_ENTRIES SUPPLIED_.
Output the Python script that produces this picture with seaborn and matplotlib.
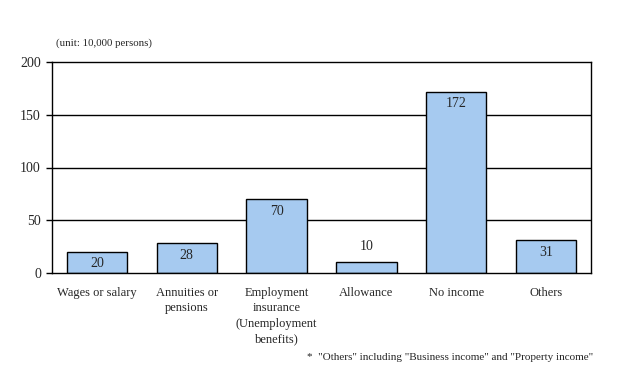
import matplotlib
matplotlib.use("Agg")
import matplotlib.pyplot as plt
import seaborn as sns
import pandas as pd

categories = [
    "Wages or salary",
    "Annuities or\npensions",
    "Employment\ninsurance\n(Unemployment\nbenefits)",
    "Allowance",
    "No income",
    "Others",
]
values = [20, 28, 70, 10, 172, 31]
yticks = [0, 50, 100, 150, 200]

sns.set_style("white")
plt.rcParams["font.family"] = ["Liberation Serif", "DejaVu Serif"]

df = pd.DataFrame({"cat": categories, "val": values})

fig = plt.figure(figsize=(6.17, 3.74), dpi=100)
ax = fig.add_axes([52 / 617, 1 - 273 / 374, (591 - 52) / 617, (273 - 62) / 374])

# grid lines behind the bars
for y in yticks[1:-1]:
    ax.axhline(y, color="black", lw=1.0, zorder=0)

sns.barplot(data=df, x="cat", y="val", color="#A6CAF0", edgecolor="black",
            linewidth=1.0, width=0.67, saturation=1, ax=ax, zorder=2)

ax.set_ylim(0, 200)
ax.set_xlim(-0.5, len(categories) - 0.5)
ax.set_yticks(yticks)
ax.set_yticklabels([str(t) for t in yticks], fontsize=10)
ax.set_xticks(range(len(categories)))
ax.set_xticklabels(categories, fontsize=9, linespacing=1.4, va="top")
ax.set_xlabel("")
ax.set_ylabel("")

# small inward ticks at the category boundaries
ax.set_xticks([i + 0.5 for i in range(len(categories) - 1)], minor=True)
ax.tick_params(axis="x", which="major", length=0, pad=10)
ax.tick_params(axis="x", which="minor", direction="in", length=4, width=1, color="black")
ax.tick_params(axis="y", length=4, width=1, color="black", direction="out", pad=4, left=True)

for s in ax.spines.values():
    s.set_color("black")
    s.set_linewidth(1.0)

for i, v in enumerate(values):
    if v < 15:
        ax.annotate(str(v), (i, v), xytext=(0, 7), textcoords="offset points",
                    ha="center", va="bottom", fontsize=10, zorder=3)
    else:
        ax.annotate(str(v), (i, v), xytext=(0, -4), textcoords="offset points",
                    ha="center", va="top", fontsize=10, zorder=3)

fig.text(104 / 617, 1 - 43 / 374, "(unit: 10,000 persons)", ha="center", va="center", fontsize=7.8)
fig.text(593 / 617, 1 - 357 / 374,
         '*  "Others" including "Business income" and "Property income"',
         ha="right", va="center", fontsize=8)

fig.savefig("out.png", dpi=100)
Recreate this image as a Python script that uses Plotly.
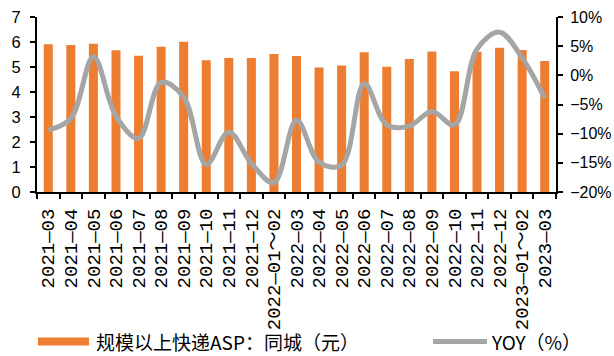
import plotly.graph_objects as go

# Monthly categories
categories = [
    "2021-03", "2021-04", "2021-05", "2021-06", "2021-07", "2021-08",
    "2021-09", "2021-10", "2021-11", "2021-12", "2022-01～02", "2022-03",
    "2022-04", "2022-05", "2022-06", "2022-07", "2022-08", "2022-09",
    "2022-10", "2022-11", "2022-12", "2023-01～02", "2023-03",
]

# Average selling price of same-city express delivery (yuan)
asp_values = [
    5.91, 5.88, 5.93, 5.67, 5.45, 5.81, 6.01, 5.27, 5.36, 5.36, 5.52, 5.44,
    4.98, 5.06, 5.59, 5.01, 5.32, 5.62, 4.83, 5.61, 5.77, 5.68, 5.24,
]

# Year-over-year change (%)
yoy_values = [
    -9.4, -7.4, 3.2, -7.0, -10.8, -1.2, -3.7, -15.3, -9.7, -15.1, -18.4, -7.7,
    -14.9, -15.4, -1.4, -8.5, -8.7, -6.2, -8.5, 4.5, 7.4, 3.0, -3.9,
]

asp_name = "规模以上快递ASP：同城（元）"
yoy_name = "YOY（%）"

left_ticks = list(range(0, 8))
right_ticks = [-20, -15, -10, -5, 0, 5, 10]
right_tick_text = [f"{v}%".replace("-", "\u2212") for v in right_ticks]

BAR_COLOR = "#ED7D31"
LINE_COLOR = "#A5A5A5"

W, H = 614, 356
ML, MR, MT, MB = 37, 58, 17, 164
PW, PH = W - ML - MR, H - MT - MB


def px_x(px):
    return (px - ML) / PW


def px_y(py):
    return (H - MB - py) / PH


tick_text = [c.replace("-", "—") for c in categories]

fig = go.Figure()
fig.add_trace(go.Bar(
    x=categories, y=asp_values, name=asp_name,
    marker=dict(color=BAR_COLOR, line=dict(width=0)),
    yaxis="y", showlegend=False,
))
fig.add_trace(go.Scatter(
    x=categories, y=yoy_values, name=yoy_name, mode="lines",
    line=dict(color=LINE_COLOR, width=5, shape="spline", smoothing=1.0),
    yaxis="y2", showlegend=False,
))

axis_font = dict(family="Liberation Sans, Arial, sans-serif", size=16, color="#000000")

fig.update_layout(
    width=W, height=H,
    margin=dict(l=ML, r=MR, t=MT, b=MB, pad=0, autoexpand=False),
    paper_bgcolor="white", plot_bgcolor="white",
    bargap=0.6,
    xaxis=dict(
        type="category",
        tickvals=categories, ticktext=tick_text,
        tickangle=-90,
        tickfont=dict(family="Liberation Mono, Noto Sans CJK SC", size=19, color="#000000"),
        ticks="outside", ticklen=5, tickwidth=2, tickcolor="#000000",
        tickson="boundaries",
        showline=True, linecolor="#000000", linewidth=2,
        showgrid=False, zeroline=False,
        ticklabelstandoff=7, automargin=False,
    ),
    yaxis=dict(
        range=[0, 7], tickvals=left_ticks,
        tickfont=dict(axis_font, size=16.5),
        ticks="outside", ticklen=5, tickwidth=2, tickcolor="#000000",
        showline=True, linecolor="#000000", linewidth=2,
        showgrid=False, zeroline=False,
        ticklabelstandoff=6, automargin=False,
    ),
    yaxis2=dict(
        range=[-20, 10], tickvals=right_ticks, ticktext=right_tick_text,
        overlaying="y", side="right",
        tickfont=axis_font,
        ticks="outside", ticklen=5, tickwidth=2, tickcolor="#000000",
        showline=True, linecolor="#000000", linewidth=2,
        showgrid=False, zeroline=False,
        ticklabelstandoff=4, automargin=False,
    ),
)

# Legend drawn below the axis labels
legend_y = 341.5
fig.add_shape(
    type="rect", xref="paper", yref="paper",
    x0=px_x(38), x1=px_x(89), y0=px_y(legend_y + 4), y1=px_y(legend_y - 4),
    fillcolor=BAR_COLOR, line=dict(width=0),
)
fig.add_shape(
    type="line", xref="paper", yref="paper",
    x0=px_x(433), x1=px_x(487), y0=px_y(legend_y), y1=px_y(legend_y),
    line=dict(color=LINE_COLOR, width=5),
)
legend_font = dict(family="Noto Sans CJK SC", size=19, color="#000000")
fig.add_annotation(
    text=asp_name, xref="paper", yref="paper",
    x=px_x(94), y=px_y(legend_y), xanchor="left", yanchor="middle",
    showarrow=False, font=legend_font,
)
fig.add_annotation(
    text=yoy_name, xref="paper", yref="paper",
    x=px_x(489), y=px_y(legend_y), xanchor="left", yanchor="middle",
    showarrow=False, font=legend_font,
)

fig.write_html("out.html")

_GIVEN PROBLEM_.
Reproduce only the lines of the records from the start up to and including the line that holds "ax = fig.add_axes([52"; do not carry over any picture.

_FULL OUTPUT_.
Output the Python script that produces this picture with seaborn and matplotlib.
import matplotlib
matplotlib.use("Agg")
import matplotlib.pyplot as plt
import seaborn as sns
import pandas as pd

categories = [
    "Wages or salary",
    "Annuities or\npensions",
    "Employment\ninsurance\n(Unemployment\nbenefits)",
    "Allowance",
    "No income",
    "Others",
]
values = [20, 28, 70, 10, 172, 31]
yticks = [0, 50, 100, 150, 200]

sns.set_style("white")
plt.rcParams["font.family"] = ["Liberation Serif", "DejaVu Serif"]

df = pd.DataFrame({"cat": categories, "val": values})

fig = plt.figure(figsize=(6.17, 3.74), dpi=100)
ax = fig.add_axes([52 / 617, 1 - 273 / 374, (591 - 52) / 617, (273 - 62) / 374])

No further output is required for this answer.